State-based requirements
In addition to the federal criteria noted above, individual states may impose additional requirements on redistricting. Common state-level redistricting criteria are listed below.
- Contiguity refers to the principle that all areas within a district should be physically adjacent. A total of 49 states require that districts of at least one state legislative chamber be contiguous (Nevada has no such requirement, imposing no requirements on redistricting beyond those enforced at the federal level). A total of 23 states require that congressional districts meet contiguity requirements.[7][8]
- Compactness refers to the general principle that the constituents within a district should live as near to one another as practicable. A total of 37 states impose compactness requirements on state legislative districts; 18 states impose similar requirements for congressional districts.[7][8]
- A community of interest is defined by FairVote as a "group of people in a geographical area, such as a specific region or neighborhood, who have common political, social or economic interests." A total of 24 states require that the maintenance of communities of interest be considered in the drawing of state legislative districts. A total of 13 states impose similar requirements for congressional districts.[7][8]
- A total of 42 states require that state legislative district lines be drawn to account for political boundaries (e.g., the limits of counties, cities, and towns). A total of 19 states require that similar considerations be made in the drawing of congressional districts.[7][8]
Methods
In general, states vest one of the following three entities with redistricting authority:[9]

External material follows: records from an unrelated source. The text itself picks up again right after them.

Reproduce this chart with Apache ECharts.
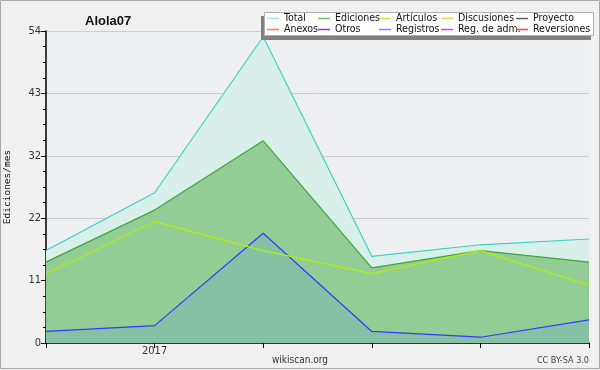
<!DOCTYPE html>
<html>
<head>
<meta charset="utf-8">
<script src="https://cdn.jsdelivr.net/npm/echarts@6/dist/echarts.min.js"></script>
<style>
html,body{margin:0;padding:0;background:#f0f0f0;}
#c{width:600px;height:370px;}
</style>
</head>
<body>
<div id="c"></div>
<script>
// ---- data ----
var months = ["2016-12", "2017-01", "2017-02", "2017-03", "2017-04", "2017-05"];
var xTickLabels = ["", "2017", "", "", "", ""];
var total = [16, 26, 53, 15, 17, 18];
var ediciones = [14, 23, 35, 13, 16, 14];
var articulos = [12, 21, 16, 12, 16, 10];
var registros = [2, 3, 19, 2, 1, 4];
var discusiones = [];
var proyecto = [];
var anexos = [];
var otros = [];
var regAdm = [];
var reversiones = [];
var yMax = 54;
var yStep = 10.8;

var legendCols = [
  ["Total", "Anexos"],
  ["Ediciones", "Otros"],
  ["Artículos", "Registros"],
  ["Discusiones", "Reg. de adm."],
  ["Proyecto", "Reversiones"]
];
var legendColors = {
  "Total": "#a6e8e0", "Ediciones": "#6cc06c", "Artículos": "#c8f040",
  "Discusiones": "#ffd040", "Proyecto": "#606060", "Anexos": "#ff8040",
  "Otros": "#8040e8", "Registros": "#7a86ff", "Reg. de adm.": "#e040f0",
  "Reversiones": "#ff3a3a"
};
var legendLeft = [267, 318, 379, 441, 516];

var narrow = "'Liberation Sans Narrow', 'DejaVu Sans Condensed', sans-serif";
var chart = echarts.init(document.getElementById('c'), null, {renderer: 'canvas'});

var legends = legendCols.map(function (col, i) {
  return {
    orient: 'vertical',
    left: legendLeft[i],
    top: 13,
    padding: 0,
    itemGap: 0,
    itemWidth: 12,
    itemHeight: 1.5,
    icon: 'rect',
    selectedMode: false,
    z: 110,
    data: col.map(function (n) {
      return {name: n, itemStyle: {color: legendColors[n]}, lineStyle: {color: legendColors[n]}};
    }),
    textStyle: {fontFamily: narrow, fontSize: 10.5, color: '#111', lineHeight: 11, padding: [0, 0, 0, 0]}
  };
});

function lineSeries(name, data, color, areaColor, z) {
  var s = {
    name: name, type: 'line', data: data, symbol: 'none', silent: true,
    lineStyle: {color: color, width: 1.2},
    itemStyle: {color: color},
    z: z
  };
  if (areaColor) s.areaStyle = {color: areaColor, opacity: 1};
  return s;
}

var option = {
  backgroundColor: '#f0f0f0',
  animation: false,
  title: {
    text: 'Alola07', left: 80, top: 10,
    textStyle: {fontFamily: 'Liberation Sans', fontSize: 13, fontWeight: 'bold', color: '#111'}
  },
  legend: legends,
  grid: {left: 46, right: 11, top: 31, bottom: 27, show: true, backgroundColor: '#eeeff1', borderWidth: 0,
         outerBoundsMode: 'none', containLabel: false},
  xAxis: {
    type: 'category', data: months, boundaryGap: false,
    axisLine: {lineStyle: {color: '#000', width: 1.5}},
    axisTick: {show: true, length: 5, lineStyle: {color: '#000'}, interval: 0},
    axisLabel: {
      interval: 0, margin: 3, color: '#333', fontFamily: narrow, fontSize: 11,
      formatter: function (v, i) { return xTickLabels[i]; }
    },
    splitLine: {show: false}
  },
  yAxis: {
    type: 'value', min: 0, max: yMax, interval: yStep,
    name: 'Ediciones/mes', nameLocation: 'middle', nameGap: 33, nameRotate: 90,
    nameTextStyle: {fontFamily: 'DejaVu Sans Mono', fontSize: 9.5, color: '#111'},
    axisLine: {show: true, lineStyle: {color: '#000', width: 1.5}},
    axisTick: {show: true, length: 5, lineStyle: {color: '#000'}},
    minorTick: {show: true, splitNumber: 4, length: 3, lineStyle: {color: '#000'}},
    axisLabel: {
      margin: 5, color: '#333', fontFamily: narrow, fontSize: 11,
      formatter: function (v) { return String(Math.round(v)); }
    },
    splitLine: {show: true, lineStyle: {color: '#cdcdcd', width: 1}}
  },
  series: [
    lineSeries('Total', total, '#3cd0c4', '#d9f0ea', 2),
    lineSeries('Ediciones', ediciones, '#3da63d', '#93cc95', 3),
    lineSeries('Registros', registros, '#2f3cff', '#86c0a5', 4),
    lineSeries('Artículos', articulos, '#b4f000', null, 5),
    lineSeries('Discusiones', discusiones, legendColors['Discusiones'], null, 1),
    lineSeries('Proyecto', proyecto, legendColors['Proyecto'], null, 1),
    lineSeries('Anexos', anexos, legendColors['Anexos'], null, 1),
    lineSeries('Otros', otros, legendColors['Otros'], null, 1),
    lineSeries('Reg. de adm.', regAdm, legendColors['Reg. de adm.'], null, 1),
    lineSeries('Reversiones', reversiones, legendColors['Reversiones'], null, 1)
  ],
  graphic: [
    {type: 'rect', shape: {x: 0.5, y: 0.5, width: 599, height: 368}, style: {fill: 'none', stroke: '#aaaaaa', lineWidth: 1}, z: 100, silent: true},
    {type: 'rect', shape: {x: 261, y: 16, width: 330, height: 24}, style: {fill: '#808080'}, z: 100, silent: true},
    {type: 'rect', shape: {x: 264.5, y: 12.5, width: 329, height: 23}, style: {fill: '#ffffff', stroke: '#b0b0b0', lineWidth: 1}, z: 101, silent: true},
    {type: 'text', x: 300, y: 355, style: {text: 'wikiscan.org', align: 'center', fontFamily: narrow, fontSize: 10, fill: '#333'}, z: 100, silent: true},
    {type: 'text', x: 589, y: 356, style: {text: 'CC BY-SA 3.0', align: 'right', fontFamily: narrow, fontSize: 9, fill: '#444'}, z: 100, silent: true}
  ]
};
chart.setOption(option);
</script>
</body>
</html>
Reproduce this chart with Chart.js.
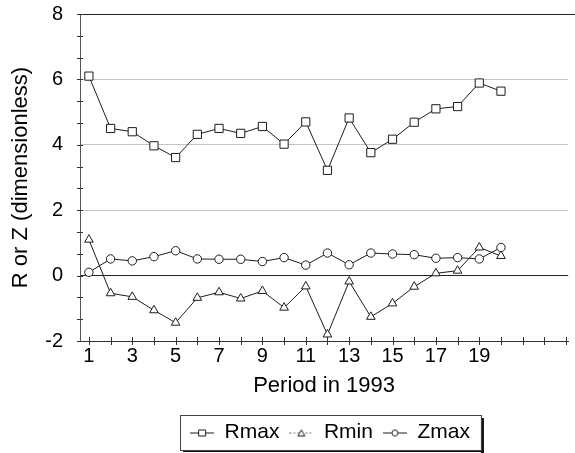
<!DOCTYPE html>
<html>
<head>
<meta charset="utf-8">
<script src="https://cdn.jsdelivr.net/npm/chart.js@4/dist/chart.umd.min.js"></script>
<style>
  html, body { margin: 0; padding: 0; background: #fff; }
  #wrap { width: 575px; height: 453px; position: relative; }
</style>
</head>
<body>
<div id="wrap"><canvas id="c" width="575" height="453"></canvas></div>
<script>
// Sampling periods and the three indices per period
const periods = [1, 2, 3, 4, 5, 6, 7, 8, 9, 10, 11, 12, 13, 14, 15, 16, 17, 18, 19, 20];
const rmax = [6.1, 4.5, 4.4, 3.97, 3.61, 4.32, 4.5, 4.35, 4.56, 4.02, 4.7, 3.22, 4.82, 3.76, 4.17, 4.69, 5.1, 5.17, 5.89, 5.64];
const rmin = [1.1, -0.54, -0.65, -1.06, -1.44, -0.68, -0.51, -0.7, -0.47, -0.98, -0.33, -1.8, -0.18, -1.26, -0.85, -0.34, 0.07, 0.15, 0.86, 0.6];
const zmax = [0.1, 0.51, 0.45, 0.58, 0.76, 0.51, 0.5, 0.5, 0.43, 0.55, 0.32, 0.69, 0.33, 0.69, 0.66, 0.64, 0.53, 0.55, 0.51, 0.86];

// Axis ticks
const xTickValues = [1, 2, 3, 4, 5, 6, 7, 8, 9, 10, 11, 12, 13, 14, 15, 16, 17, 18, 19, 20, 21, 22, 23];
const xTickLabels = ['1', '3', '5', '7', '9', '11', '13', '15', '17', '19'];
const yLabelValues = [-2, 0, 2, 4, 6, 8];
const yMinorStep = 2 / 3;

const FONT = '"Liberation Sans", Arial, sans-serif';
const INK = '#1c1c1c';

function pts(ys) { return periods.map((p, i) => ({ x: p, y: ys[i] })); }

// Small legend glyphs: a short line with the series marker in the middle
function glyph(kind) {
  const c = document.createElement('canvas');
  c.width = 24; c.height = 12;
  const g = c.getContext('2d');
  g.strokeStyle = INK; g.lineWidth = 1;
  g.beginPath();
  if (kind === 'tri') { g.setLineDash([2, 2]); g.strokeStyle = '#777'; }
  g.moveTo(0, 6.5); g.lineTo(24, 6.5); g.stroke();
  g.setLineDash([]); g.strokeStyle = INK; g.fillStyle = '#fff';
  g.beginPath();
  if (kind === 'rect') { g.rect(8.5, 3.5, 7, 6); }
  else if (kind === 'tri') { g.moveTo(12, 3.5); g.lineTo(15.5, 9.5); g.lineTo(8.5, 9.5); g.closePath(); }
  else { g.arc(12, 6.5, 3, 0, Math.PI * 2); }
  g.fill(); g.stroke();
  return c;
}
const legendGlyphs = [glyph('rect'), glyph('tri'), glyph('circ')];

// Frame top line, tick marks that cross the axis lines, and the framed legend
const axisDecor = {
  id: 'axisDecor',
  afterLayout(chart) {
    const lg = chart.legend;
    lg.left = 88; lg.right = 572; lg.width = lg.right - lg.left;
  },
  afterDatasetsDraw(chart) {
    const ctx = chart.ctx;
    const xs = chart.scales.x, ys = chart.scales.y;
    const area = chart.chartArea;
    ctx.save();
    ctx.strokeStyle = '#222';
    ctx.lineWidth = 1;
    ctx.beginPath();
    const topY = Math.round(ys.getPixelForValue(8)) + 0.5;
    ctx.moveTo(area.left, topY); ctx.lineTo(chart.width, topY);
    ctx.stroke();

    ctx.strokeStyle = '#333';
    ctx.beginPath();
    xs.ticks.forEach(t => {
      const px = Math.round(xs.getPixelForValue(t.value)) + 0.5;
      ctx.moveTo(px, area.bottom - 4); ctx.lineTo(px, area.bottom + 4);
    });
    ys.ticks.forEach(t => {
      const py = Math.round(ys.getPixelForValue(t.value)) + 0.5;
      ctx.moveTo(area.left - 3, py); ctx.lineTo(area.left + 3, py);
    });
    ctx.stroke();

    const hb = chart.legend.legendHitBoxes;
    if (hb && hb.length) {
      const l = Math.min(...hb.map(b => b.left)) - 10;
      const r = Math.max(...hb.map(b => b.left + b.width)) + 11;
      const t = Math.min(...hb.map(b => b.top)) - 7;
      const b = Math.max(...hb.map(b => b.top + b.height)) + 7;
      ctx.fillStyle = '#111';
      ctx.fillRect(r, t + 3, 3, b - t);
      ctx.fillRect(l + 3, b, r - l, 2);
      ctx.strokeStyle = '#444';
      ctx.strokeRect(Math.round(l) + 0.5, Math.round(t) + 0.5, Math.round(r - l), Math.round(b - t));
    }
    ctx.restore();
  }
};

const seriesStyle = (label, data, style, radius) => ({
  label, data,
  borderColor: INK, borderWidth: 1, tension: 0,
  pointStyle: style, pointRadius: radius, pointHoverRadius: radius,
  pointBackgroundColor: '#fff', pointBorderColor: INK, pointBorderWidth: 1,
  fill: false
});

new Chart(document.getElementById('c'), {
  type: 'line',
  data: {
    datasets: [
      seriesStyle('Rmax', pts(rmax), 'rect', 5.8),
      seriesStyle('Rmin', pts(rmin), 'triangle', 5),
      seriesStyle('Zmax', pts(zmax), 'circle', 4.2)
    ]
  },
  options: {
    responsive: false,
    animation: false,
    devicePixelRatio: 1,
    layout: { padding: { top: 14, right: 3, left: 0, bottom: 0 } },
    plugins: {
      tooltip: { enabled: false },
      legend: {
        position: 'bottom',
        labels: {
          usePointStyle: true,
          pointStyleWidth: 24,
          padding: 10,
          color: '#000',
          font: { family: FONT, size: 21 },
          generateLabels: (chart) => chart.data.datasets.map((ds, i) => ({
            text: ds.label, datasetIndex: i, hidden: false,
            pointStyle: legendGlyphs[i], fillStyle: '#fff', strokeStyle: INK,
            lineWidth: 0, fontColor: '#000'
          }))
        }
      }
    },
    scales: {
      x: {
        type: 'linear',
        min: 0.59, max: 23.1,
        afterBuildTicks: (s) => { s.ticks = xTickValues.map(v => ({ value: v })); },
        afterFit: (s) => { s.height = 71; s.paddingLeft = 0; s.paddingRight = 0; },
        ticks: {
          autoSkip: false, maxRotation: 0, padding: 3,
          color: '#000', font: { family: FONT, size: 20 },
          callback: (v) => (xTickLabels.includes(String(v)) ? String(v) : '')
        },
        grid: { display: true, drawOnChartArea: false, drawTicks: false },
        border: { display: true, color: '#333', width: 1 },
        title: {
          display: true, text: 'Period in 1993', color: '#000',
          font: { family: FONT, size: 22 }, padding: { top: 0, bottom: 13 }
        }
      },
      y: {
        min: -2, max: 8,
        afterBuildTicks: (s) => {
          const t = [];
          for (let k = 0; k <= 15; k++) t.push({ value: Math.round((-2 + k * yMinorStep) * 1e6) / 1e6 });
          s.ticks = t;
        },
        afterFit: (s) => { s.width = 80; s.paddingTop = 0; s.paddingBottom = 0; },
        ticks: {
          autoSkip: false, padding: 17,
          color: '#000', font: { family: FONT, size: 20 },
          callback: (v) => {
            const r = Math.round(v);
            return (Math.abs(v - r) < 1e-6 && yLabelValues.includes(r)) ? String(r) : '';
          }
        },
        grid: {
          drawTicks: false,
          color: (c) => {
            const v = c.tick ? c.tick.value : NaN;
            const r = Math.round(v);
            if (Math.abs(v - r) > 1e-6) return 'rgba(0,0,0,0)';
            if (r === 0) return '#222';
            if (r === 2 || r === 4 || r === 6) return '#c4c4c4';
            return 'rgba(0,0,0,0)';
          },
          lineWidth: 1
        },
        border: { display: true, color: '#555', width: 1 },
        title: {
          display: true, text: 'R or Z (dimensionless)', color: '#000',
          font: { family: FONT, size: 22 }, padding: { top: 8, bottom: 0 }
        }
      }
    }
  },
  plugins: [axisDecor]
});
</script>
</body>
</html>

- State legislatures: In 37 of the 43 states required to conduct congressional redistricting, state legislatures have the final authority to draft and implement congressional district maps.[10] Likewise, in 37 of the 50 states, state legislatures are primarily responsible for state legislative redistricting. In these states, legislatures typically adopt district lines by a simple majority vote in each chamber. A state's governor may usually veto the legislature's redistricting plan.[11]
- Independent commissions: The composition of independent redistricting commissions varies from state to state. However, in all cases, the direct participation of elected officials is limited. Independent redistricting commissions exist in six states (in four of these states, independent commissions draw congressional and state legislative boundaries; in two, independent commissions draw only state legislative district boundaries).
- Politician commissions: The composition of politician redistricting commissions varies from state to state. For example, in some states, specific officials (e.g., governors, secretaries of state, etc.) are de facto commission members; in others, legislative leaders appoint other legislators to serve as commissioners. In all cases, elected officials may participate directly by sitting on the commissions. In two of the 43 states required to conduct congressional redistricting, politician commissions are responsible for drawing the maps. In seven states, politician commissions are responsible for state legislative redistricting.
Advisory commissions and backup commissions may also be involved in the redistricting process.
Gerrymandering
- See also: Gerrymandering
The term gerrymandering refers to the practice of drawing electoral district lines to favor one political party, individual, or constituency over another. When used in a rhetorical manner by opponents of a particular district map, the term has a negative connotation but does not necessarily address the legality of a challenged map. The term can also be used in legal documents; in this context, the term describes redistricting practices that violate federal or state laws.[1][12]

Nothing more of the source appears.